Only a fraction of the collection will be on view at a time because of space and the fragility of the costumes--although if she had her way, Reynolds would show everything at once. Currently, visitors will see Marlon Brando’s elaborate coronation cape from “Desiree,” some macho stuff (including uniforms worn by Alec Guinness and William Holden) from “Bridge on the River Kwai” and a Betty Grable dress slit up to here.
The rest of the costumes are kept in the locked, climate-controlled “vault.” Fisher created a computer system to keep track of them all; about 3,000 costumes and their films are listed in the database.

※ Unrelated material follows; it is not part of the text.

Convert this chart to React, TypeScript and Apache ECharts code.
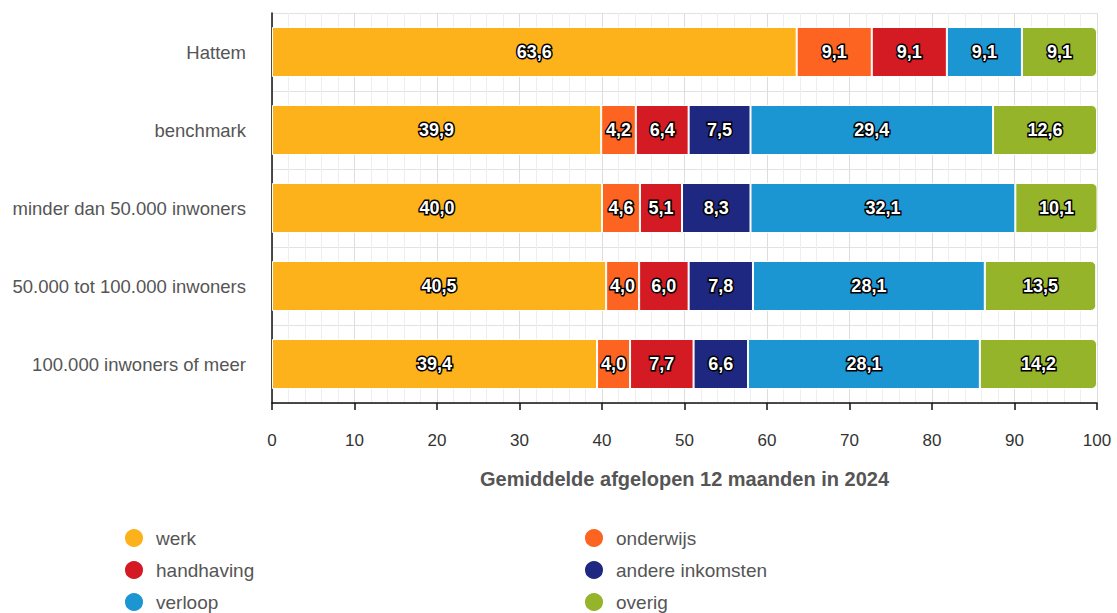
import React, { useEffect, useRef } from "react";
import * as echarts from "echarts";

const categories = [
  "Hattem",
  "benchmark",
  "minder dan 50.000 inwoners",
  "50.000 tot 100.000 inwoners",
  "100.000 inwoners of meer",
];
const werk = [63.6, 39.9, 40.0, 40.5, 39.4];
const onderwijs = [9.1, 4.2, 4.6, 4.0, 4.0];
const handhaving = [9.1, 6.4, 5.1, 6.0, 7.7];
const andereInkomsten = [null, 7.5, 8.3, 7.8, 6.6];
const verloop = [9.1, 29.4, 32.1, 28.1, 28.1];
const overig = [9.1, 12.6, 10.1, 13.5, 14.2];
const xTicks = [0, 10, 20, 30, 40, 50, 60, 70, 80, 90, 100];

const seriesDefs = [
  { name: "werk", data: werk, color: "#FDB21C" },
  { name: "onderwijs", data: onderwijs, color: "#FE6421" },
  { name: "handhaving", data: handhaving, color: "#D41A22" },
  { name: "andere inkomsten", data: andereInkomsten, color: "#1F2881" },
  { name: "verloop", data: verloop, color: "#1C96D3" },
  { name: "overig", data: overig, color: "#95B42A" },
];

export default function App() {
  const ref = useRef<HTMLDivElement>(null);
  useEffect(() => {
    if (!ref.current) return;
    const chart = echarts.init(ref.current, undefined, { renderer: "svg" });
    const font = "'Liberation Sans', Arial, sans-serif";
    const legendCommon = {
      orient: "vertical",
      top: 527,
      height: 120,
      padding: 0,
      icon: "circle",
      itemWidth: 20,
      itemHeight: 20,
      itemGap: 10,
      textStyle: { color: "#555", fontSize: 19, lineHeight: 22, fontFamily: font, padding: [0, 0, 0, 7] },
    };
    chart.setOption({
      animation: false,
      textStyle: { fontFamily: font },
      grid: { left: 272, right: 20, top: 13, bottom: 210 },
      xAxis: {
        type: "value",
        min: xTicks[0],
        max: xTicks[xTicks.length - 1],
        interval: 10,
        name: "Gemiddelde afgelopen 12 maanden in 2024",
        nameLocation: "middle",
        nameGap: 66,
        nameTextStyle: { color: "#555", fontSize: 20, fontWeight: "bold", fontFamily: font },
        axisLine: { show: true, lineStyle: { color: "#111", width: 1.5 } },
        axisTick: { show: true, length: 7, lineStyle: { color: "#111", width: 1.5 } },
        axisLabel: { color: "#333", fontSize: 17, margin: 29, fontFamily: font },
        splitLine: { show: true, lineStyle: { color: "#dddddd", width: 1 } },
        minorTick: { show: false, splitNumber: 5 },
        minorSplitLine: { show: true, lineStyle: { color: "#eeeeee", width: 1 } },
      },
      yAxis: {
        type: "category",
        data: categories,
        inverse: true,
        axisLine: { show: true, lineStyle: { color: "#111", width: 1.5 } },
        axisTick: { show: false },
        axisLabel: { color: "#555", fontSize: 18.5, margin: 26, fontFamily: font },
        splitLine: { show: true, lineStyle: { color: "#e2e2e2", width: 1 } },
      },
      legend: [
        { ...legendCommon, data: ["werk", "handhaving", "verloop"], left: 123 },
        { ...legendCommon, data: ["onderwijs", "andere inkomsten", "overig"], left: 583 },
      ],
      series: seriesDefs.map((s, i) => ({
        name: s.name,
        type: "bar",
        stack: "total",
        data: s.data,
        barWidth: 50,
        itemStyle: {
          color: s.color,
          borderColor: "#fff",
          borderWidth: 1,
          borderRadius: i === seriesDefs.length - 1 ? [0, 5, 5, 0] : 0,
        },
        label: {
          show: true,
          position: "inside",
          color: "#fff",
          fontSize: 18,
          fontWeight: "bold",
          fontFamily: font,
          textBorderColor: "#000",
          textBorderWidth: 3,
          formatter: (p: any) =>
            p.value == null ? "" : Number(p.value).toFixed(1).replace(".", ","),
        },
      })),
    });
    return () => chart.dispose();
  }, []);
  return <div ref={ref} style={{ width: 1117, height: 613, position: "absolute", left: 0, top: 0 }} />;
}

Many of the pieces in Reynolds’ collection hung for years at the studios, where some were damaged by dust, leaky roofs or worse. Curator Hendrickson remembers being able to rent costumes from MGM in the mid-'70s, a real thrill for a renter, he says, but ruinous for the costumes. One costume in Reynolds’ collection that came from MGM was a Judy Garland dress. “It was hanging,” says Hendrickson, “and all that was left was the bodice part of the dress. At the bottom of the plastic bag was a big pile of dust.”
The Monroe dress has signs of mishandling as well. “It wouldn’t surprise me if it had just been hanging on a wire hanger,” he says. “The hemline of the dress is discolored because it sat in a puddle of water.” (Reynolds says she paid “a few hundred” for the dress; she estimates now it would bring $50,000 at auction.)
In a workroom, costumes are laundered, repaired and sometimes embellished. Hendrickson made a replica of the headdress to Barbra Streisand’s “Hello, Dolly!” costume, not to “fake anyone out,” he says, but to supply the missing pieces “so the public can get the whole picture.”
Admission to the museum is $7.95, but the entire hotel facility is a nod to Hollywood. An interactive display outside the museum offers brief Reynolds interviews with such stars as Jane Russell and Howard Keel. There is a restaurant and Hollywood-themed casino, with famous faces enshrined all around. Reynolds performs in the showroom six nights a week.
The only bad card Reynolds seems to have been dealt is the location--the facility is on Convention Center Way, a couple hundred yards from the Strip. But what the Debbie Reynolds Hotel-Casino and Hollywood Movie Museum lacks in location, it will presumably make up for in the vision of its unsinkable proprietor.